Jamshedpur : A herd elephants destroyed crops near a village inside Dalma wildlife sanctuary after making its way from neighbouring Bengal.
The herd comprising about 30 elephants, entered into Beldih village and destroyed paddy and also pulled down a mud wall near the village. Dalma range officer Mangal Kachhap confured the incident.
Rampaging herds of tuskers in the villages are forcing innocent tribal to spend sleepless nights. In an area that boasts of a forest cover of 30 percent, the human-animal conflict is major concern of the people. In past one week cases of elephant’s regularly damaging standing crops have shot up.
“I am in state of shock I had planted paddy on a patch of four acres of land this monsoon, and was expecting to harvest a good crop sometime around October-November, but a herd of elephants spoilled everything.
The herd has not only stomached the young plants, but also trampled the entire field,” said Kisku Soren, a resident of village.
Mahto said that last year drought had brought misery across the region, causing most of the villagers under Bhilaipahadi to get squarely indebted. “I had figured out that this time there was all chances of harvesting a good crop so that I may be able to pay back the loans. But my condition seems to have returned to the square one,” said the villager.
There are about three more villagers who have fallen victim to the wild elephants who love to eat the young paddy field. After the trampling of the crops, the people of adjoining villagers are apprehensive of similar phenomena at the paddy field in their villages and are mobilised supports to take preventive measures before it is too late.

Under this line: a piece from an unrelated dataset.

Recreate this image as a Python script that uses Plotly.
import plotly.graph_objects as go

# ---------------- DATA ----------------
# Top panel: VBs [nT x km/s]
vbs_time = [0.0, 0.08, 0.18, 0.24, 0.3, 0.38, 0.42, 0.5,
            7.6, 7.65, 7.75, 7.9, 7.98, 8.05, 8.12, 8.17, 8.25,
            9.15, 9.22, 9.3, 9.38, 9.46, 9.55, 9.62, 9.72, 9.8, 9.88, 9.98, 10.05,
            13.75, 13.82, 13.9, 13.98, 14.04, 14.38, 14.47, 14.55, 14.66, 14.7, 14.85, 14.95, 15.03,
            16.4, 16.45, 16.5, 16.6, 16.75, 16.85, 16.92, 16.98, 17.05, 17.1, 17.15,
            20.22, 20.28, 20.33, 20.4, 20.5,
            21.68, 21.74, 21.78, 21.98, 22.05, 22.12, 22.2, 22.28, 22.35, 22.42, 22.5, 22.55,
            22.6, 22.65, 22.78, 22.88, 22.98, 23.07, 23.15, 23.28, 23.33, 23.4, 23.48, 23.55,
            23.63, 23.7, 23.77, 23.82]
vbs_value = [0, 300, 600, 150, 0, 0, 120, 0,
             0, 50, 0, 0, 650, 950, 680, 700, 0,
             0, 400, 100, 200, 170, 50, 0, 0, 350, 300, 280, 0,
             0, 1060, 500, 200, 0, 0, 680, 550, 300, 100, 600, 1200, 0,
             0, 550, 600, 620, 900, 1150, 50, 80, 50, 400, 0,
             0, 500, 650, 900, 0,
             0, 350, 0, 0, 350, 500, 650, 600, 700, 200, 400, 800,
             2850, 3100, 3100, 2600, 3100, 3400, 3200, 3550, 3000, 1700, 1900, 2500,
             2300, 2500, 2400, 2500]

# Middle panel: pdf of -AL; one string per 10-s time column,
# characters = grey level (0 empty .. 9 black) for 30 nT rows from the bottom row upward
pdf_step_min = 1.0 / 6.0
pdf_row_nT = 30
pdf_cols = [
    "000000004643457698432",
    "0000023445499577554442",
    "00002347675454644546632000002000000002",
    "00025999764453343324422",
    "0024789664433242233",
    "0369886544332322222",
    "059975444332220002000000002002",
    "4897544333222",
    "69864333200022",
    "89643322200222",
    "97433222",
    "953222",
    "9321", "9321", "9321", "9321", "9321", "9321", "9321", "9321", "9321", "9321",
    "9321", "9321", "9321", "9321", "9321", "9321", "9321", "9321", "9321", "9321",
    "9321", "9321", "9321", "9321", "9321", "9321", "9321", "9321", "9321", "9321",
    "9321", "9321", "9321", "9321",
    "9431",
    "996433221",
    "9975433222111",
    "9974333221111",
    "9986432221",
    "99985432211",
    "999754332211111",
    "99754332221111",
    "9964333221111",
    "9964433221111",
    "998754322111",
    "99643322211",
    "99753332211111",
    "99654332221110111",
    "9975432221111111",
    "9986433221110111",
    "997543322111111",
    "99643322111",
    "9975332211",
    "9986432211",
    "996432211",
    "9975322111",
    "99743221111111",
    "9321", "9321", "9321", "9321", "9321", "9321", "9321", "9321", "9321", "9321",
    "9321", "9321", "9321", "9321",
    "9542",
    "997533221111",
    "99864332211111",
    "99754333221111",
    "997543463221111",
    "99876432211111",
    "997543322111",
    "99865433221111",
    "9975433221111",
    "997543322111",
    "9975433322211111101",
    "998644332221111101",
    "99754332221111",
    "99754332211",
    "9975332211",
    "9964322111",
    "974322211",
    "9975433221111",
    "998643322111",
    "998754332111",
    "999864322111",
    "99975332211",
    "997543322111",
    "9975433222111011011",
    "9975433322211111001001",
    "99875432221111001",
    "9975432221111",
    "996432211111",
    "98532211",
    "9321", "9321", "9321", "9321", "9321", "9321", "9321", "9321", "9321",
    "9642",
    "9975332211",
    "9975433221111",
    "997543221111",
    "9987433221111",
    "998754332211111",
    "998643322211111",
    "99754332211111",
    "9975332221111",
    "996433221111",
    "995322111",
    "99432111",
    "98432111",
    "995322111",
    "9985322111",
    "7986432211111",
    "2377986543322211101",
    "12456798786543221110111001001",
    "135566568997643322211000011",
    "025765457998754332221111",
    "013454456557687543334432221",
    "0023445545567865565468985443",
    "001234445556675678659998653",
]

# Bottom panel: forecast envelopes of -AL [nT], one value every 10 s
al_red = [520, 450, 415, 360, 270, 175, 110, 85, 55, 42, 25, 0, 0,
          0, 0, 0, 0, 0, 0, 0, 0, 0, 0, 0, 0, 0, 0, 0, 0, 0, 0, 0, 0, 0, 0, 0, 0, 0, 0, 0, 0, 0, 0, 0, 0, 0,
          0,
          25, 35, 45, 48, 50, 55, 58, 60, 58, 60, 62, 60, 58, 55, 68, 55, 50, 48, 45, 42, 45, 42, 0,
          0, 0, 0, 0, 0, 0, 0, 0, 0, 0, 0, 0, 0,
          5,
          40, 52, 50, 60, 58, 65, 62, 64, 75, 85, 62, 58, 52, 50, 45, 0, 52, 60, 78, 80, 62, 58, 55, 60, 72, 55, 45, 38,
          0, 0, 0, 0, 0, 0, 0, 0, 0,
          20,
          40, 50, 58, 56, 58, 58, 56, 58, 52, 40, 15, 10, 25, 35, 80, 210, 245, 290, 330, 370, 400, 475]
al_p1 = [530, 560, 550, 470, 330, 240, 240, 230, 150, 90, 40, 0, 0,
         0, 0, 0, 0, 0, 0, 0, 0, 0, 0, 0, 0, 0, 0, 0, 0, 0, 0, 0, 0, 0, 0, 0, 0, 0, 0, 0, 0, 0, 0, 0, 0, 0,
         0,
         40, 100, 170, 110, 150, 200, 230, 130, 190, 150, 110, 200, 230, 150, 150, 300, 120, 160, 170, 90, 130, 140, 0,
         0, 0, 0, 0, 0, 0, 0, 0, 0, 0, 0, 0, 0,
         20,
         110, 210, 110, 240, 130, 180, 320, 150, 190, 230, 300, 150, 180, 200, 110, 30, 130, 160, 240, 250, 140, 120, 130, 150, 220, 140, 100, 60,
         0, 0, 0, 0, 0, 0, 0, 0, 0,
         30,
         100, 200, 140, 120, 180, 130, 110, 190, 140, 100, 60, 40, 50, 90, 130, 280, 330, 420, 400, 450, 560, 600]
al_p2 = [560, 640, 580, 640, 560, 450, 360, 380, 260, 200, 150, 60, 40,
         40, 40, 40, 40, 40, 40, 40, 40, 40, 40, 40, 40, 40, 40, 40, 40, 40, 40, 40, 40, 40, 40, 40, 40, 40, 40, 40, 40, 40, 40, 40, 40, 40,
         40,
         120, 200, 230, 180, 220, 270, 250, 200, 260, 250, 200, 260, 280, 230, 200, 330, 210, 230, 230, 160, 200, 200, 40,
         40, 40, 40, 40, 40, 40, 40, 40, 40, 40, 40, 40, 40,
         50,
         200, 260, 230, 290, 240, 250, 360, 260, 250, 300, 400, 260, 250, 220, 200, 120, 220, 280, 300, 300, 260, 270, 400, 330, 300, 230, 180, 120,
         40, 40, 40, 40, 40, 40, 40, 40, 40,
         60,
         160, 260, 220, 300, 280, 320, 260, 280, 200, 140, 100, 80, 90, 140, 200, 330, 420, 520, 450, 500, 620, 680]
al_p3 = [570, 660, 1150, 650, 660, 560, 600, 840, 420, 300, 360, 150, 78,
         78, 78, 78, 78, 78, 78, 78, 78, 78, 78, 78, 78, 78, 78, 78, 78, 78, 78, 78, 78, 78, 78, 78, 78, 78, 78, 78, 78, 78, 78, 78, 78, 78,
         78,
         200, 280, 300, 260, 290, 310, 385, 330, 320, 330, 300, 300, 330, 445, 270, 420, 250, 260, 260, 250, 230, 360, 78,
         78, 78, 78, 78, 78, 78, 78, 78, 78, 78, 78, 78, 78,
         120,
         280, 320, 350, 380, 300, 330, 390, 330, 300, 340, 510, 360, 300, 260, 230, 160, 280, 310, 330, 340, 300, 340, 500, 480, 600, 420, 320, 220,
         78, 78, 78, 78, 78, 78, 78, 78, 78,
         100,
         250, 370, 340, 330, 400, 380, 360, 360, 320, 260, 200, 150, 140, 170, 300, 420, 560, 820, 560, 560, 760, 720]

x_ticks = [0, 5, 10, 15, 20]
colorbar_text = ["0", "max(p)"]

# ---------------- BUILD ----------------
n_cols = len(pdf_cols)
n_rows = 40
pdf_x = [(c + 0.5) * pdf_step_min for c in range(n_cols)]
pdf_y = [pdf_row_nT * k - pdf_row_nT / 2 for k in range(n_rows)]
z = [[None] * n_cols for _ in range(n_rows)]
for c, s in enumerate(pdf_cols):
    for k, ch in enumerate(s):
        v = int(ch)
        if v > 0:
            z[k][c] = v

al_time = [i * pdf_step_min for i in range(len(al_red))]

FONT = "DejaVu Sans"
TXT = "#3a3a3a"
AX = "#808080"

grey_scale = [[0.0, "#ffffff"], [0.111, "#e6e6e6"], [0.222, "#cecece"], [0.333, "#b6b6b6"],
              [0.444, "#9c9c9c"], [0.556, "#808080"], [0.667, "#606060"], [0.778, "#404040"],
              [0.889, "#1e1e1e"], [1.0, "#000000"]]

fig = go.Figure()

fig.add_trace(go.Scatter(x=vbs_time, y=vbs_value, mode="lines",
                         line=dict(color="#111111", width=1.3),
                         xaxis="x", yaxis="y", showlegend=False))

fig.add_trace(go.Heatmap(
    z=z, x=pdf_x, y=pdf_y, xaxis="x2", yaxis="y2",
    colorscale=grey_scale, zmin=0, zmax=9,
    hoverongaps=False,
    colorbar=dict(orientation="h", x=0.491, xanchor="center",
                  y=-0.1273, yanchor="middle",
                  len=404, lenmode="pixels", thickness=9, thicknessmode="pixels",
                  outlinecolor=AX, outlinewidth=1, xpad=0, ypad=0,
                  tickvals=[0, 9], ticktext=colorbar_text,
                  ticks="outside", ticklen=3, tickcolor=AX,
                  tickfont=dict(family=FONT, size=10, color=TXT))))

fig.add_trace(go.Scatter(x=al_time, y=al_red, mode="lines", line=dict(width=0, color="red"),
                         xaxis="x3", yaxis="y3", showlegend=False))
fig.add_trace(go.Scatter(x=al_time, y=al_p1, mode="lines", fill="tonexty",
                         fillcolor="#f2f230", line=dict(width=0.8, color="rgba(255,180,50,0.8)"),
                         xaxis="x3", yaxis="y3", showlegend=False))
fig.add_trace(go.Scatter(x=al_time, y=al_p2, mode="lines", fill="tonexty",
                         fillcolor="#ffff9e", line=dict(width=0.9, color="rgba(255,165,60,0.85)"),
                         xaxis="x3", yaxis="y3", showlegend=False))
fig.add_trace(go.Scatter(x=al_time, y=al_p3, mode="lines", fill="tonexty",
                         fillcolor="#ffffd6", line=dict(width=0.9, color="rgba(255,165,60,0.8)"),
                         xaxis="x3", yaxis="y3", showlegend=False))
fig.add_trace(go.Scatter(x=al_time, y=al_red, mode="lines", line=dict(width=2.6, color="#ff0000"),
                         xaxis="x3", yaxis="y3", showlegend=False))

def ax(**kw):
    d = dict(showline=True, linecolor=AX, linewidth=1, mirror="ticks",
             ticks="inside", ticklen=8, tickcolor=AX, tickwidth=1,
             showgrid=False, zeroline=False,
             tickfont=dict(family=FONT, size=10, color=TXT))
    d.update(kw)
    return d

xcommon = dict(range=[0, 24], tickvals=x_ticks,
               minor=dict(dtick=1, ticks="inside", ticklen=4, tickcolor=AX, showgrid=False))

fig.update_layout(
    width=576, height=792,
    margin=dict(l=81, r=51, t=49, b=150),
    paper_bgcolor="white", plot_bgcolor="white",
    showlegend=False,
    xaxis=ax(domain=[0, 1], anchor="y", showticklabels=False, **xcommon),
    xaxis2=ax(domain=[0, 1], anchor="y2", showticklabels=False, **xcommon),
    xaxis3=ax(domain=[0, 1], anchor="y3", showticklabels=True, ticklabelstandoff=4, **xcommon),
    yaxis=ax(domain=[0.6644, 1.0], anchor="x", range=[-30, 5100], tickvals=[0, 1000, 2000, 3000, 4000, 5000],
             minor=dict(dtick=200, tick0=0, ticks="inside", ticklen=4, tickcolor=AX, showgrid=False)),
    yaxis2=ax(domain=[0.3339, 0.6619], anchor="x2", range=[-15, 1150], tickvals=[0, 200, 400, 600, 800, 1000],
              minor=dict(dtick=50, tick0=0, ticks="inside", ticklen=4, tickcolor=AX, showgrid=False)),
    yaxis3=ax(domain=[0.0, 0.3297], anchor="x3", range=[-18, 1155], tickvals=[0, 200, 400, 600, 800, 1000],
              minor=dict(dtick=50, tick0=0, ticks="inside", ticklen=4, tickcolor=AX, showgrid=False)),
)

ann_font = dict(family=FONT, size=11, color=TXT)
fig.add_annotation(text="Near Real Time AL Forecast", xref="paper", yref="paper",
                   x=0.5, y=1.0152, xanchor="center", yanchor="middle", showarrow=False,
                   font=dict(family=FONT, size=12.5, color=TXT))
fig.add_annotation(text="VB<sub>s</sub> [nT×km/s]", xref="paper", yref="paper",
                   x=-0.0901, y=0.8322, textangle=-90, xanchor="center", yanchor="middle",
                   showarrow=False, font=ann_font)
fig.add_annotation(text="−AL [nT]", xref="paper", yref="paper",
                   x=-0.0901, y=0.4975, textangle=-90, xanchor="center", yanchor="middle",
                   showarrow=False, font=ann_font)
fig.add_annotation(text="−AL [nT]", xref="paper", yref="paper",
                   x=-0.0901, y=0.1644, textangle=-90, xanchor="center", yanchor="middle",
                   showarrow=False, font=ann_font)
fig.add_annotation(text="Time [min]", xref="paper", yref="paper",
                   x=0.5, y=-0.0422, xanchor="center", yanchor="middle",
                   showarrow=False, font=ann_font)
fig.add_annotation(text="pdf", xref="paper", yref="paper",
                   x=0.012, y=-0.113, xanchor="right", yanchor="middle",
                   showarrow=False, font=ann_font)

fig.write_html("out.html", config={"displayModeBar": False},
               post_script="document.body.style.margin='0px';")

A forest office said the wild elephants destroyed the paddy crops which was ready for the harvesting. He said a herd of tuskers has strayed into a village.
He pointed out that he was going to take corrective measures immediately so that the elephants may not destroy any more of the paddy crops by straying into the human habitats in the foothills of Dalma.

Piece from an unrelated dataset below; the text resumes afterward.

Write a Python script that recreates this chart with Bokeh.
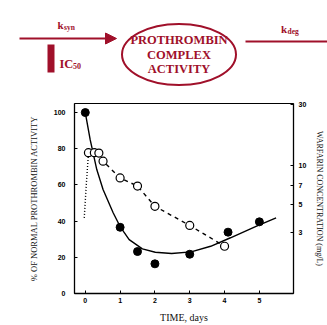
from bokeh.plotting import figure
from bokeh.models import (Range1d, LinearAxis, LogAxis, LogScale, FixedTicker,
                          PrintfTickFormatter, Arrow, NormalHead)
from bokeh.core.properties import value
from bokeh.embed import file_html
from bokeh.resources import INLINE

# ---------------- data ----------------
# prothrombin complex activity (% of normal), filled circles
act_t = [0, 1.0, 1.5, 2.0, 3.0, 4.1, 5.0]
act_v = [100, 36.6, 23.2, 16.4, 21.7, 33.9, 39.6]
# fitted activity curve (solid)
fit_t = [0, 0.14, 0.33, 0.51, 0.8, 1.0, 1.26, 1.64, 2.01, 2.48, 3.04, 3.6, 4.17, 4.92, 5.48]
fit_v = [100, 85, 68.5, 57.5, 44.6, 37, 29.8, 24.7, 22.8, 22.1, 23, 26.1, 30.8, 37.2, 41.8]
# warfarin concentration (mg/L), open circles, right log axis
conc_t = [0.09, 0.26, 0.39, 0.51, 1.0, 1.5, 2.0, 3.0, 4.0]
conc_v = [12.6, 12.6, 12.5, 10.8, 8.0, 6.9, 4.8, 3.4, 2.34]
# absorption phase (dotted)
abs_t = [-0.03, 0.03, 0.09]
abs_v = [3.9, 7.2, 12.3]

left_ticks = [0, 20, 40, 60, 80, 100]
right_ticks = [3, 5, 7, 10, 30]
x_ticks = [0, 1, 2, 3, 4, 5]

RED = "#a0102a"
SERIF = "Liberation Serif"

# ---------------- diagram (top) ----------------
d = figure(width=327, height=87, x_range=Range1d(0, 327), y_range=Range1d(87, 0),
           output_backend="svg", toolbar_location=None, min_border=0,
           x_axis_location=None, y_axis_location=None)
d.grid.visible = False
d.outline_line_color = None

# input arrow (synthesis)
d.add_layout(Arrow(end=NormalHead(size=11, fill_color=RED, line_color=RED),
                   x_start=19, y_start=38, x_end=116, y_end=38,
                   line_color=RED, line_width=2))
# output line (degradation)
d.line([245, 327], [41, 41], line_color=RED, line_width=2)
# inhibition bar
d.rect(x=[50.5], y=[58], width=7, height=28, fill_color=RED, line_color=None)
# compartment
d.ellipse(x=[178.5], y=[54], width=114, height=61, fill_color=None,
          line_color=RED, line_width=2)
d.text(x=[178.5, 178.5, 178.5], y=[39, 54, 68], text=["PROTHROMBIN", "COMPLEX", "ACTIVITY"],
       text_font=value(SERIF), text_font_style="bold", text_font_size="12.5px",
       text_color=RED, text_align="center", text_baseline="middle")
# rate labels
d.text(x=[57], y=[24.5], text=["k"], text_font=value(SERIF), text_font_style="bold",
       text_font_size="11px", text_color=RED, text_baseline="alphabetic")
d.text(x=[63.5], y=[26.5], text=["syn"], text_font=value(SERIF), text_font_style="bold",
       text_font_size="7.5px", text_color=RED, text_baseline="alphabetic")
d.text(x=[280.5], y=[28.5], text=["k"], text_font=value(SERIF), text_font_style="bold",
       text_font_size="11px", text_color=RED, text_baseline="alphabetic")
d.text(x=[287], y=[31], text=["deg"], text_font=value(SERIF), text_font_style="bold",
       text_font_size="7.5px", text_color=RED, text_baseline="alphabetic")
d.text(x=[59], y=[63], text=["IC"], text_font=value(SERIF), text_font_style="bold",
       text_font_size="12.5px", text_color=RED, text_baseline="alphabetic")
d.text(x=[72.5], y=[65.5], text=["50"], text_font=value(SERIF), text_font_style="bold",
       text_font_size="8px", text_color=RED, text_baseline="alphabetic")

# ---------------- chart (bottom) ----------------
p = figure(width=327, height=238, x_range=Range1d(-0.31, 5.98), y_range=Range1d(0, 105),
           output_backend="svg", toolbar_location=None,
           min_border_left=74, min_border_right=29, min_border_top=16, min_border_bottom=31,
           y_axis_location=None, x_axis_location=None)
p.grid.visible = False
p.outline_line_color = "black"
p.outline_line_width = 1
p.extra_y_ranges = {"conc": Range1d(1, 30.5)}
p.extra_y_scales = {"conc": LogScale()}

xa = LinearAxis(ticker=FixedTicker(ticks=x_ticks), axis_label="TIME, days")
ya = LinearAxis(ticker=FixedTicker(ticks=left_ticks),
                axis_label="% OF NORMAL PROTHROMBIN ACTIVITY")
ra = LogAxis(y_range_name="conc", ticker=FixedTicker(ticks=right_ticks),
             formatter=PrintfTickFormatter(format="%d"),
             axis_label="WARFARIN CONCENTRATION (mg/L)")
for ax in (xa, ya, ra):
    ax.major_tick_in = 3
    ax.major_tick_out = 0
    ax.minor_tick_line_color = None
    ax.axis_line_color = "black"
    ax.axis_line_width = 1.3
    ax.major_tick_line_color = "black"
    ax.major_label_text_font = "Liberation Sans"
    ax.major_label_text_font_style = "bold"
    ax.major_label_text_font_size = "7px"
    ax.major_label_text_color = "black"
    ax.axis_label_text_font = "Liberation Sans Narrow"
    ax.axis_label_text_font_style = "normal"
    ax.axis_label_text_color = "#111111"
xa.major_label_standoff = 4
xa.axis_label_standoff = 6
xa.axis_label_text_font_size = "10px"
ya.major_label_standoff = 9
ya.axis_label_standoff = 12
ya.axis_label_text_font_size = "8.5px"
ra.major_label_standoff = 5
ra.axis_label_standoff = 6
ra.axis_label_text_font_size = "8px"
p.add_layout(xa, "below")
p.add_layout(ya, "left")
p.add_layout(ra, "right")

# activity fit and points
p.line(fit_t, fit_v, line_color="black", line_width=1.4)
p.scatter(act_t, act_v, size=8, fill_color="black", line_color="black")
# warfarin concentration
p.line(abs_t, abs_v, y_range_name="conc", line_color="black", line_width=1.4, line_dash="1 2")
p.line(conc_t, conc_v, y_range_name="conc", line_color="black", line_width=1.4, line_dash="4 4")
p.scatter(conc_t, conc_v, y_range_name="conc", size=8, fill_color="white",
          line_color="black", line_width=1.2)

open("out.html", "w").write(file_html([d, p], INLINE))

“As we cannot stop the elephants from migrating from one jungle to another, but can safeguard the villages from the tuskers’ attack on the villages as well as the paddy fields, we have set up separate teams for tuskers- driving wherever the chances of the menace is maximum,” said another forest official.
People are in state of havoc due to such menace. Sometimes villagers migrate to safer places for a week or more to avoid the sudden night-time attacks of the wild elephant herds.